The shrubbery around the back of the fire pit seems to have gotten off to a good start, but really needs to mature into itself - its still a bit sparse looking. There's red and white currants, lavenders, a smoke-bush, and a forsythia, all on the bank. Right at the back, the multi-stemmed birch has settled into its 'corner marker' position nicely, but the red acer palmatum hasn't really thrived. The total star of the show for that corner of the garden though, is the chocolate cosmos. I put it in as a bit of a punt - I love the chocolate scent - and the brown flowers should sit well with some of other brown foliage plants in that space. It has thrived - its twice the size it was when it went in during June, and its still flowering now in October.
The potager has kept us in veg all through the summer. We've enjoyed beans, cucumbers, pumpkins galore, lettuce, strawberries, chard, spring onions, leeks, thyme, basil, chives... and of course, courgettes. I exercised restraint and only planted two courgettes. The regular shaped, but yellow fruited one, was prolific.
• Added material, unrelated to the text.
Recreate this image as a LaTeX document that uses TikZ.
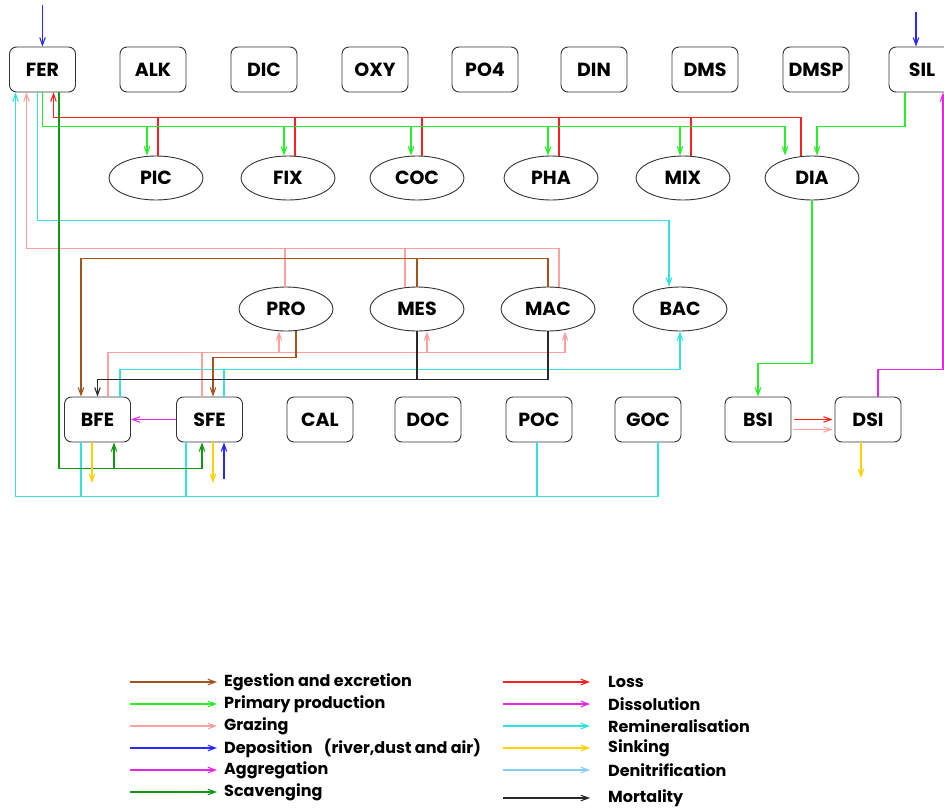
\documentclass[tikz,border=0pt]{standalone}
\usepackage{fontspec}
\setmainfont{Poppins}
\usepackage{tikz}
\usetikzlibrary{arrows.meta,shapes.geometric,calc}
\definecolor{egestcol}{RGB}{165,82,30}
\definecolor{prodcol}{RGB}{40,240,40}
\definecolor{grazecol}{RGB}{255,160,160}
\definecolor{depocol}{RGB}{40,40,255}
\definecolor{aggrcol}{RGB}{230,40,230}
\definecolor{scavcol}{RGB}{20,150,20}
\definecolor{losscol}{RGB}{255,30,30}
\definecolor{remincol}{RGB}{50,225,225}
\definecolor{sinkcol}{RGB}{255,210,0}
\definecolor{denitcol}{RGB}{135,206,250}
\definecolor{mortcol}{RGB}{40,40,40}
\begin{document}
\begin{tikzpicture}[x=1pt,y=-1pt,
		tracer/.style={draw=black!80,line width=0.9pt,rounded corners=7pt,minimum width=66pt,minimum height=45pt,inner sep=0pt,font=\fontsize{19}{22}\selectfont\bfseries},
		plankton/.style={draw=black!80,line width=0.9pt,ellipse,minimum width=94pt,minimum height=44pt,inner sep=0pt,font=\fontsize{19}{22}\selectfont\bfseries},
		flux/.style={line width=1.1pt,-{Straight Barb[length=7.5pt,width=5.5pt]}},
		egest/.style={flux,egestcol},
		prod/.style={flux,prodcol},
		graze/.style={flux,grazecol},
		depo/.style={flux,depocol},
		aggr/.style={flux,aggrcol},
		scav/.style={flux,scavcol},
		loss/.style={flux,losscol},
		remin/.style={flux,remincol},
		sink/.style={flux,sinkcol},
		denit/.style={flux,denitcol},
		mort/.style={flux,mortcol},
		legtext/.style={anchor=west,inner sep=0pt,font=\fontsize{16}{19}\selectfont\bfseries}]
			\useasboundingbox (0,0) rectangle (944,809);
			\begin{scope}
			\clip (0,0) rectangle (944,809);
			\foreach \n/\x in {FER/42.5,ALK/153,DIC/264,OXY/375,PO4/485,DIN/594,DMS/705,DMSP/816,SIL/922}
				\node[tracer] (\n) at (\x,69.5) {\n};
			\end{scope}
			\foreach \n/\x in {PIC/156,FIX/288,COC/417,PHA/551,MIX/683,DIA/812}
				\node[plankton] (\n) at (\x,178) {\n};
			\foreach \n/\x in {PRO/286,MES/417,MAC/548,BAC/680}
				\node[plankton] (\n) at (\x,309) {\n};
			\foreach \n/\x in {BFE/97.5,SFE/209.5,CAL/320,DOC/428,POC/539,GOC/648,BSI/758,DSI/868}
				\node[tracer] (\n) at (\x,419.5) {\n};
			\coordinate (ferin) at (42.5,5);
			\coordinate (silin) at (916,12);
			\coordinate (sfein) at (224,479);
			\coordinate (bfeout) at (92,483);
			\coordinate (sfeout) at (213,483);
			\coordinate (dsiout) at (861,478);
			\draw[depo] (ferin) -- (FER.north);
			\draw[depo] (silin) -- (silin |- SIL.north);
			\draw[loss] ($(DIA.north)+(-11,0)$) |- ($(FER.south)+(11,25)$) -- ($(FER.south)+(11,0)$);
			\foreach \n/\d in {PIC/2,FIX/7,COC/5,PHA/8,MIX/8}
				\draw[loss,-] ($(\n.north)+(\d,0)$) -- ++(0,-39);
			\draw[prod] (FER.south) |- ($(DIA.north)+(-27,-29)$) -- ($(DIA.north)+(-27,0)$);
			\foreach \n/\d in {PIC/-9,FIX/-4,COC/-6,PHA/-3,MIX/-3}
				\draw[prod] ($(\n.north)+(\d,-29)$) -- ($(\n.north)+(\d,0)$);
			\draw[prod] ($(SIL.south)+(-17,0)$) |- ($(DIA.north)+(5,-29)$) -- ($(DIA.north)+(5,0)$);
			\draw[prod] (DIA.south) |- ($(BSI.north)+(0,-33)$) -- (BSI.north);
			\draw[remin] ($(FER.south)+(-5,0)$) |- ($(BAC.north)+(-11,-66)$) -- ($(BAC.north)+(-11,0)$);
			\draw[remin] ($(GOC.south)+(10,0)$) |- ($(FER.south)+(-27,404)$) -- ($(FER.south)+(-27,0)$);
			\foreach \n/\d in {BFE/-16.5,SFE/-23.5,POC/-2}
				\draw[remin,-] ($(\n.south)+(\d,0)$) -- ++(0,54);
			\draw[remin] ($(BFE.north)+(22.5,0)$) |- ($(BAC.south)+(0,38)$) -- (BAC.south);
			\draw[remin,-] ($(SFE.north)+(14.5,0)$) -- ++(0,-28);
			\draw[graze] ($(MAC.north)+(11,0)$) |- ($(FER.south)+(-16,156)$) -- ($(FER.south)+(-16,0)$);
			\foreach \n/\d in {PRO/-1,MES/-12}
				\draw[graze,-] ($(\n.north)+(\d,0)$) -- ++(0,-39);
			\draw[graze] ($(BFE.north)+(10.5,0)$) |- ($(MAC.south)+(17,21)$) -- ($(MAC.south)+(17,0)$);
			\foreach \n/\d in {PRO/-7,MES/10}
				\draw[graze] ($(\n.south)+(\d,21)$) -- ($(\n.south)+(\d,0)$);
			\draw[graze,-] ($(SFE.north)+(-7.5,0)$) -- ++(0,-45);
			\draw[egest] (MAC.north) |- ($(BFE.north)+(-16.5,-138)$) -- ($(BFE.north)+(-16.5,0)$);
			\draw[egest,-] (MES.north) -- ++(0,-28);
			\draw[egest] ($(PRO.south)+(10,0)$) |- ($(SFE.north)+(3.5,-39)$) -- ($(SFE.north)+(3.5,0)$);
			\draw[mort] (MAC.south) |- ($(BFE.north)+(0,-17)$) -- (BFE.north);
			\draw[mort,-] (MES.south) -- ++(0,49);
			\draw[scav] ($(FER.south)+(16.5,0)$) |- ($(SFE.south)+(-7.5,26)$) -- ($(SFE.south)+(-7.5,0)$);
			\draw[scav] ($(BFE.south)+(16.5,26)$) -- ($(BFE.south)+(16.5,0)$);
			\draw[aggr] (SFE.west) -- (BFE.east);
			\draw[aggr] ($(DSI.north)+(10,0)$) |- ($(SIL.south)+(21,277)$) -- ($(SIL.south)+(21,0)$);
			\draw[loss] ($(BSI.east)+(3,0)$) -- ($(DSI.west)+(-2,0)$);
			\draw[graze] ($(BSI.east)+(3,10)$) -- ($(DSI.west)+(-2,10)$);
			\draw[sink] ($(BFE.south)+(-5.5,0)$) -- (bfeout);
			\draw[sink] ($(SFE.south)+(3.5,0)$) -- (sfeout);
			\draw[sink] ($(DSI.south)+(-7,0)$) -- (dsiout);
			\draw[depo] (sfein) -- ($(SFE.south)+(14.5,0)$);
			\foreach \k/\y/\s/\t in {1/682/egest/Egestion and excretion,2/704/prod/Primary production,3/726/graze/Grazing,4/748/depo/{Deposition\hspace{8pt} (river,dust and air)},5/770/aggr/Aggregation,6/792/scav/Scavenging}
			{
				\node[legtext] (legl\k) at (224,\y) {\t};
				\draw[\s] ($(legl\k.west)+(-94,0)$) -- ($(legl\k.west)+(-7,0)$);
			}
			\foreach \k/\y/\s/\t in {1/682/loss/Loss,2/704/aggr/Dissolution,3/726/remin/Remineralisation,4/748/sink/Sinking,5/770/denit/Denitrification,6/798/mort/Mortality}
			{
				\node[legtext] (legr\k) at (608,\y) {\t};
				\draw[\s] ($(legr\k.west)+(-105,0)$) -- ($(legr\k.west)+(-18,0)$);
			}
		\end{tikzpicture}
\end{document}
At the height of summer we were picking a courgette every two days. The other one, with round fruits, was less successful. Either we picked them too soon, and they were rock solid, or we left it too long and they were bland and squishy. And we lost quite a few of the fruits. We'll give that one a miss next year.
The wildflower meadow bank has been an unmitigated disaster though. We carefully hand weeded the bank and pulled out the bindweed & couch grass (or so we thought). The lower parts of the bank were planted with fritillaries, gentians, lemon balm & saxifrage to give some instant life, and the rest and sowed the wildflower mix. We got some beautiful cornflowers, nigella, honesty, californian-poppies & some triffid-like cosmos. But the whole thing got over-ran with bindweed, and various other alpine meadow weeds that I didn't recognise. Attempts at weeding it were fruitless, as each time I climbed the bank to tackle it, I'd trample some of the wildflowers. That element definitely needs a rethink before next year. After seeing the beautiful wildflower meadow planting by the Lac aux Dames in Samoëns, I'm not giving up on the wildflower meadow just yet, but we need a different planting mix. I've got some seeds for more grasses to go into the mix for next year. Lets see if that makes a difference.
So, plans for next year's garden. Pretty much the same again with the potager I think, and the sunflower roadside border. There's a long border around the back of the chalet, that separates us from the meadow behind. Try as we might, the natural flora is going to keep encroaching into the flower bed, so I'm thinking to go for a Piet Oudolf inspired prairie-planting style, with plenty of tall grasses with movement, and purple-themed flowers. There's a beautiful purple salvia in there at the moment that's done well, so as long as I can over-winter it and get some successful cuttings from it, I think that'll be the repeated colour/flower presence in that border next year. I'd really like to lay hands on some acanthus (bears breeches)... I think it'll go well here. We used to have some in the garden at Ealing, its upright spikes were rugged and majestic. I haven't seen any in the garden centre though, so I'm on the look out for anyone doing an divisions on theirs, as it propagates easily.